INSTRUCTION - Every line that holds "standalone" should be shown.

[Stored items from a collection]
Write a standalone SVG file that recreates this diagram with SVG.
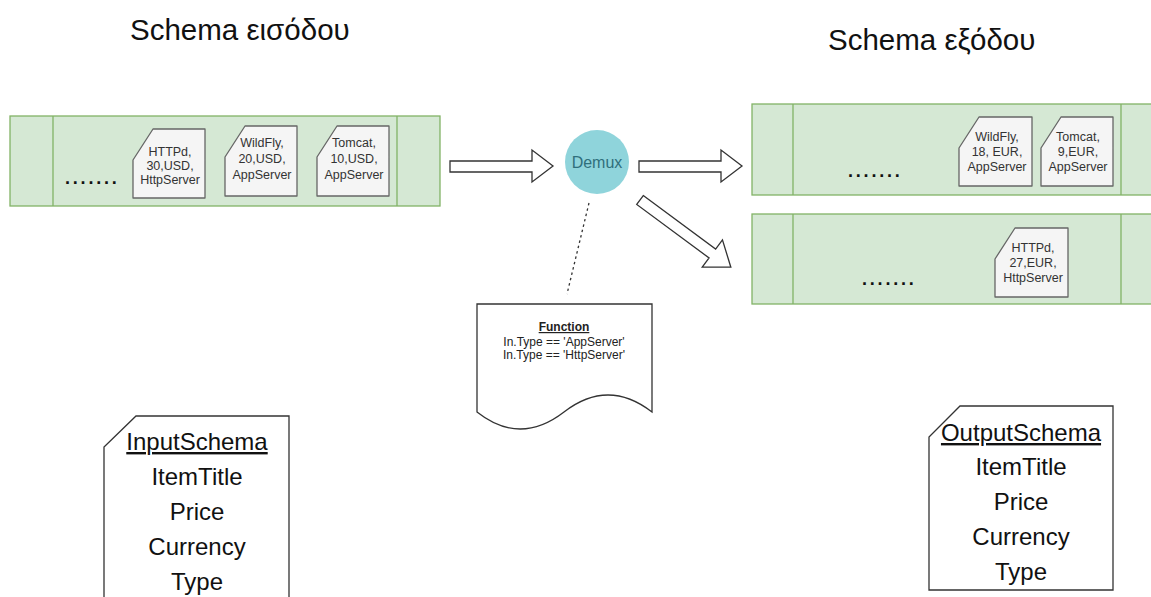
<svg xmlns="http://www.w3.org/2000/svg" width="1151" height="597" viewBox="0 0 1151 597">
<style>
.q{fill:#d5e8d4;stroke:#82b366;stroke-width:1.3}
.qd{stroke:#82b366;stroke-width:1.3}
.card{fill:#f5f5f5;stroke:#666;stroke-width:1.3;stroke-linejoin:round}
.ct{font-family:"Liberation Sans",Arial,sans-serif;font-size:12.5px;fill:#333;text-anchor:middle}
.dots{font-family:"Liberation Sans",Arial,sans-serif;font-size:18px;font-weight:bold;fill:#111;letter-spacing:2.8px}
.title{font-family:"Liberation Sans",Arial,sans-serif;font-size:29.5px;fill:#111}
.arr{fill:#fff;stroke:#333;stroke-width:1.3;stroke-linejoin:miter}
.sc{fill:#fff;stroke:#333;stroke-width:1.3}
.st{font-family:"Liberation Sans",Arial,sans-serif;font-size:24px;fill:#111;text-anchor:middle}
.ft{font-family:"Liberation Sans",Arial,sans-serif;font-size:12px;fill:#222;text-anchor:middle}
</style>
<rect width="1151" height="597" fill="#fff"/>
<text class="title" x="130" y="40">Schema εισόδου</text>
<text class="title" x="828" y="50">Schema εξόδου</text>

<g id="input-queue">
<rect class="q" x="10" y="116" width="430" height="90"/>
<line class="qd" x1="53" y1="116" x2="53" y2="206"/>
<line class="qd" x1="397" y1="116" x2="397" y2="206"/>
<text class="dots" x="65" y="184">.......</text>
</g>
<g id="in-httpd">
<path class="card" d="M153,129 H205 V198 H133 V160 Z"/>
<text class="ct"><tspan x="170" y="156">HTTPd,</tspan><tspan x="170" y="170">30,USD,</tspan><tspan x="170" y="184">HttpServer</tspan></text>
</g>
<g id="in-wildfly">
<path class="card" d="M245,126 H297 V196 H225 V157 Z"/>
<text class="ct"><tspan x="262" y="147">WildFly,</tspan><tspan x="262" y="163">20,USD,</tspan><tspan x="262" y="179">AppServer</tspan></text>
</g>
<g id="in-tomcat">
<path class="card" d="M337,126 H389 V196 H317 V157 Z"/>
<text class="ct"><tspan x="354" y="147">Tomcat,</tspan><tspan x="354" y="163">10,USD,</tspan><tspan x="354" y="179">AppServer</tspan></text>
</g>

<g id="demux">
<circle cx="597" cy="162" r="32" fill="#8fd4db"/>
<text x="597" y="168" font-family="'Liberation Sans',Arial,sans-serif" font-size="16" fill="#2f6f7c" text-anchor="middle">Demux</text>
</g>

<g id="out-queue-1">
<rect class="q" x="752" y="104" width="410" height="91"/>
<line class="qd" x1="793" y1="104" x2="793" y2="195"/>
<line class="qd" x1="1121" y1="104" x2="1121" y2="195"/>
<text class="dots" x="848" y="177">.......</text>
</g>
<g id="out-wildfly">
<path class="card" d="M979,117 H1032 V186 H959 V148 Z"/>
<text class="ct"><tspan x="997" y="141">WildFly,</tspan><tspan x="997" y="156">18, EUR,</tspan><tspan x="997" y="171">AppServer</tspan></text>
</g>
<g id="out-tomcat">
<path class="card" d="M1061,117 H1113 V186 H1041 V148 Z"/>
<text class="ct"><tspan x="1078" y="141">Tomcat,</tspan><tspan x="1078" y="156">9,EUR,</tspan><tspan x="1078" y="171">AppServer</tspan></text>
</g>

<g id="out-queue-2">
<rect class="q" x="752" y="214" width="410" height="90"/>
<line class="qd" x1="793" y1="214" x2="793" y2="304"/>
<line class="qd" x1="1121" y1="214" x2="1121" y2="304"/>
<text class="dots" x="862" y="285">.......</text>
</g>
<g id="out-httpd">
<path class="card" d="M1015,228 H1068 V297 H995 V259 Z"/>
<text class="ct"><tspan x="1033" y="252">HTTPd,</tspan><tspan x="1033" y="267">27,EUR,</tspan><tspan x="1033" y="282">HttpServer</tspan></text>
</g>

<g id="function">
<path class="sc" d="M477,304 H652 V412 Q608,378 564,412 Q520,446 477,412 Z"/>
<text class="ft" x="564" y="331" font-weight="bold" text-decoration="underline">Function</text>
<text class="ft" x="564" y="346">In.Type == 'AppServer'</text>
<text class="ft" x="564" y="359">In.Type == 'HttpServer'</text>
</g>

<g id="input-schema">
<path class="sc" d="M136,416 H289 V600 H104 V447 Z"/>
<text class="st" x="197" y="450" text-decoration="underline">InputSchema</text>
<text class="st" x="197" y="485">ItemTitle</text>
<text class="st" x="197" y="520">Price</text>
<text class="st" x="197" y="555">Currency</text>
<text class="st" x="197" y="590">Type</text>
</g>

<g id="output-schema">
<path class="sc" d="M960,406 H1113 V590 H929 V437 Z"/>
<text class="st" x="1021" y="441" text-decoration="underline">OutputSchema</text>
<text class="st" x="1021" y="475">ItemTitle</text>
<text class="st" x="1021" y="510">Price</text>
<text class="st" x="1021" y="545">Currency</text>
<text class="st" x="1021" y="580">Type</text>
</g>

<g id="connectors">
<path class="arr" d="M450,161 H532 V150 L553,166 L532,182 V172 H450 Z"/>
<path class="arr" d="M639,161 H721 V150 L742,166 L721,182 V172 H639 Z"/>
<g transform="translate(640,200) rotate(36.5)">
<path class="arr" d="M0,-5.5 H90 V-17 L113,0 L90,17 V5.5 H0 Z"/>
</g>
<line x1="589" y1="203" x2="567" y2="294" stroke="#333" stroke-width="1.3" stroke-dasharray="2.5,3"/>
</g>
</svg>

==

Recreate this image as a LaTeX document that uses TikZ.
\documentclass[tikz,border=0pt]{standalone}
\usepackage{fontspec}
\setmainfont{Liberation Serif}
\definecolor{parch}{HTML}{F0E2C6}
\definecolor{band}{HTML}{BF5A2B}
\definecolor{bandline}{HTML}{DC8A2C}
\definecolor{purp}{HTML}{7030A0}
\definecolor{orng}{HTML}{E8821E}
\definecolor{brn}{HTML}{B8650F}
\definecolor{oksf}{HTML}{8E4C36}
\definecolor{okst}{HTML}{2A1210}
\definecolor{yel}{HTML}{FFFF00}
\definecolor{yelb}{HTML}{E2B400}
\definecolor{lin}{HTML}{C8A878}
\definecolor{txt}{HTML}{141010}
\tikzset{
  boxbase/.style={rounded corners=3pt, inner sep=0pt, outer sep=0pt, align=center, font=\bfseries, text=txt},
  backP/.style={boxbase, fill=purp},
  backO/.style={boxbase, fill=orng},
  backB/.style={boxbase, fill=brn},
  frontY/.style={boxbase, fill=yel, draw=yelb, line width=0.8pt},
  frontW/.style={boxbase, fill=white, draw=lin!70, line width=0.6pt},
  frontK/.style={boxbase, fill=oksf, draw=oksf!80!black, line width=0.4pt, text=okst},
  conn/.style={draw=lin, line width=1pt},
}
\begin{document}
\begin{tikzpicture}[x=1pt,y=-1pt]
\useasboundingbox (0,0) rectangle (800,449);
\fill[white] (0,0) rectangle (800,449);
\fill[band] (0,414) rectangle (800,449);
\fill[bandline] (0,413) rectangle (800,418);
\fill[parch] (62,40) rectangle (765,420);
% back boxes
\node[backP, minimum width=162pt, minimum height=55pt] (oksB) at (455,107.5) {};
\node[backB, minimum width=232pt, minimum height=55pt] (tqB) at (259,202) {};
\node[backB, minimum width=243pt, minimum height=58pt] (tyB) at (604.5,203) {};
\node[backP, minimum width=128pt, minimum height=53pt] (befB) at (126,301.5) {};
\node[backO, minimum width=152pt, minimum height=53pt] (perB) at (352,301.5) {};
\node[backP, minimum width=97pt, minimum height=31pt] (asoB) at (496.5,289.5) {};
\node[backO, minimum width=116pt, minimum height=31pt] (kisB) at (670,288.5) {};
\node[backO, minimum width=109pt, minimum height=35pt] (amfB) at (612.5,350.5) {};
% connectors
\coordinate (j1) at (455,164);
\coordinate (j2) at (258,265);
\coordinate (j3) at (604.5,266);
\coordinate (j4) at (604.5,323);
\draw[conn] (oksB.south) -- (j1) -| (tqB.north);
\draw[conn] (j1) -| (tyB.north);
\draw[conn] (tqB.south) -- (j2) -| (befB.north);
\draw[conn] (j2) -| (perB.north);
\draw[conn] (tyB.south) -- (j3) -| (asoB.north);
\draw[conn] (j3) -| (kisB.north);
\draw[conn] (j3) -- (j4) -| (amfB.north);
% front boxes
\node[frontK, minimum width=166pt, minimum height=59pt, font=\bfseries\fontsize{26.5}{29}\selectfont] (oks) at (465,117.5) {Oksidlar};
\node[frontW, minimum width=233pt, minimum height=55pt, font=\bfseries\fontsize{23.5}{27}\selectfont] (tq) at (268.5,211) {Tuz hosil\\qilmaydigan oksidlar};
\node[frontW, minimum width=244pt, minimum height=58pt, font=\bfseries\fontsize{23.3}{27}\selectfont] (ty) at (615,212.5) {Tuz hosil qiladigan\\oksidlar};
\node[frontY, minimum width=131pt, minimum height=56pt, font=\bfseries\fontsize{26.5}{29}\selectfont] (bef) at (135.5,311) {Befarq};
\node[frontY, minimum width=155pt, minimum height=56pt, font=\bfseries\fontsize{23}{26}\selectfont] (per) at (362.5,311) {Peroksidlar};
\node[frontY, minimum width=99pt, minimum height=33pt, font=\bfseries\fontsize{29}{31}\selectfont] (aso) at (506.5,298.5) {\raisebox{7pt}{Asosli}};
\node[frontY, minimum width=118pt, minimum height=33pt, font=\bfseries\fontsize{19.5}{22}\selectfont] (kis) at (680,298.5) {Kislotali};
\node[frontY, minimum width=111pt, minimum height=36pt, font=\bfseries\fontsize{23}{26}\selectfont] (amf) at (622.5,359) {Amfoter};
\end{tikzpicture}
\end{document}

THE RESPONSE -
Write a standalone SVG file that recreates this diagram with SVG.
\documentclass[tikz,border=0pt]{standalone}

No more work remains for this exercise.